The purpose of this series is to help Christians think through the doctrine of Scripture and provide practical guidance on not only how to read the Bible but to deal with objections and attacks on the Bible.
- C. Walter shared practical tips for why Christians should read their Bible’s daily.
- J.C. Ryle answered the question, “Is the Bible the Word of God?”
- Mike Leake challenges us to use search engines for fact checking instead of fact giving when studying the Bible.
- Jeff Medders helped us learn to grow in love for the Bible.
- Dave started a five part series on how to hear, read and study God’s Word. Here’s part one.

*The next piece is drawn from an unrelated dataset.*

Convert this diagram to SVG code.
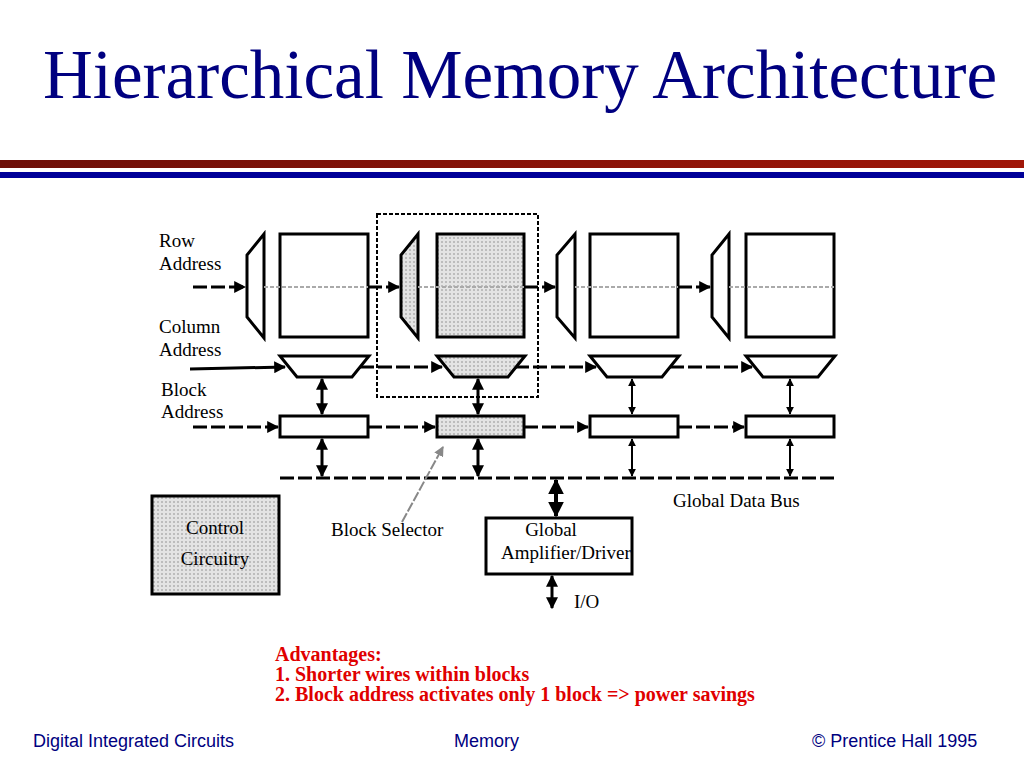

Yesterday I started a five part series on how to hear, read and study the Bible. In that post I talked about the importance of hearing and studying the Bible for our spiritual growth. Today, I’ll give you a few practical tips on how to study God’s Word.
Studying God’s Word
Ezra 7:10, “For Ezra had set his heart to study the Law of the LORD, and to do it and to teach his statutes and rules in Israel.“ There’s an instructive significance to the sequence in this verse. Ezra 1) “devoted himself,” 2) “to the study,” 3) “and observant of the Law of the Lord,”, 4) “and to teaching its decrees and laws in Israel.” Before he taught the Word of God to the people of God, he practiced what he learned. Ezra’s learning came from the Scriptures. Before he studied he first devoted himself to study. Ezra is an example of disciplining himself to study God’s Word.
The other example comes from Acts 17:11. Missionaries Paul and Silas has barely escaped from Thessalonica after their successful evangelistic work had provoked the Jews there to jealousy. When they repeated the same course of action in Berea, the Jews there responded different: “Now the Bereans were of more noble character than the Thessalonians, for they received the message with greater eagerness and examined the Scriptures every day to see if what Paul said was true.” The willingness to examine the Scripture is commended as noble character here.
Why do so many Christians neglect the study of God’s Word? Dr. R.C. Sproul said: “Here then, is the real problem of our negligence. We fail in our duty to study God’s Word not so much because it is difficult to understand, not so much because it is dull and boring but because its work. Our problem is not a lack of intelligence or a lack of passion. Our problem is that we are lazy.”
For some the problem may be about how to study or how to begin to study. The basic difference between Bible reading and Bible study is as simple as a pencil and a piece of paper (one can even use a laptop and Word to write down observations). Write down your observations about the text as you read and record questions that come to your mind. If your Bible has cross-references, look up the one’s that relate to the verses that prompt your questions, then record your insights. Find a key word in your reading and use the concordance found in the back of most Bibles to review the other references that use the word, and again note your findings. Another way to begin is to outline a chapter, one paragraph at a time. When you read that chapter, move on to the next until you’ve outlined the rest of the book. Before long you’ll have a far stronger grasp on a section of Scripture than you had by just reading it.
As you advance in the study of the Bible you will learn the value of in-depth word studies, character studies, topical studies, and book studies. You’ll discover a new richness in the Scripture as your understanding grows of how the grammar, history, culture, and geography surrounding a text affects its interpretation.
Don’t let a feeling of inadequacy keep you from the delight of learning the Bible on your own. Books, thick and thin, abound on how to study the Bible. They can provide more guidance regarding methods and tools that we can delve into in this blog post. Don’t settle only for spiritual food that has been “predigested” by others. Experience the joy of discovering biblical insights firsthand through your own Bible study.
If one could measure the quality of growth in godliness by the quality of one’s Bible intake what would be the result? One’s growth in godliness is greatly affected by your Bible intake. Jesus in John 17:17 said this, “Sanctify them by the truth; your word is truth.” God’s plan for sanctifying us, that is, for making us holy and godly, is accomplished by means of “the truth”- His Word. If we settle for a poor quality of intake of hearing, reading and studying God’s Word we restrict the main flow of God’s sanctifying grace to us.
What is one thing I can do to improve my intake of God’s Word? Joining a group of like-mined believers to hear God’s Word preached each week should be a minimum. Many Bible-believing churches provide more than one opportunity each week to hear God’s Word. You may want to consider podcasts (we have regular sermons posted here on Servants of Grace), or Bible exposition on radio as options for increased hearing of God’s Word. Also inexpensive workbooks and study guides on every book in the Bible and a multitude of topics are available in Christian bookstores. Besides launching out individually, join a Bible study group in your local church or community or even consider starting a group study.
Whatever way you choose, discipline yourself for the purpose of godliness by committing to at least one way of improving your intake of God’s Word. Those who use their Bibles little are really not much better off than those who have no Bible at all.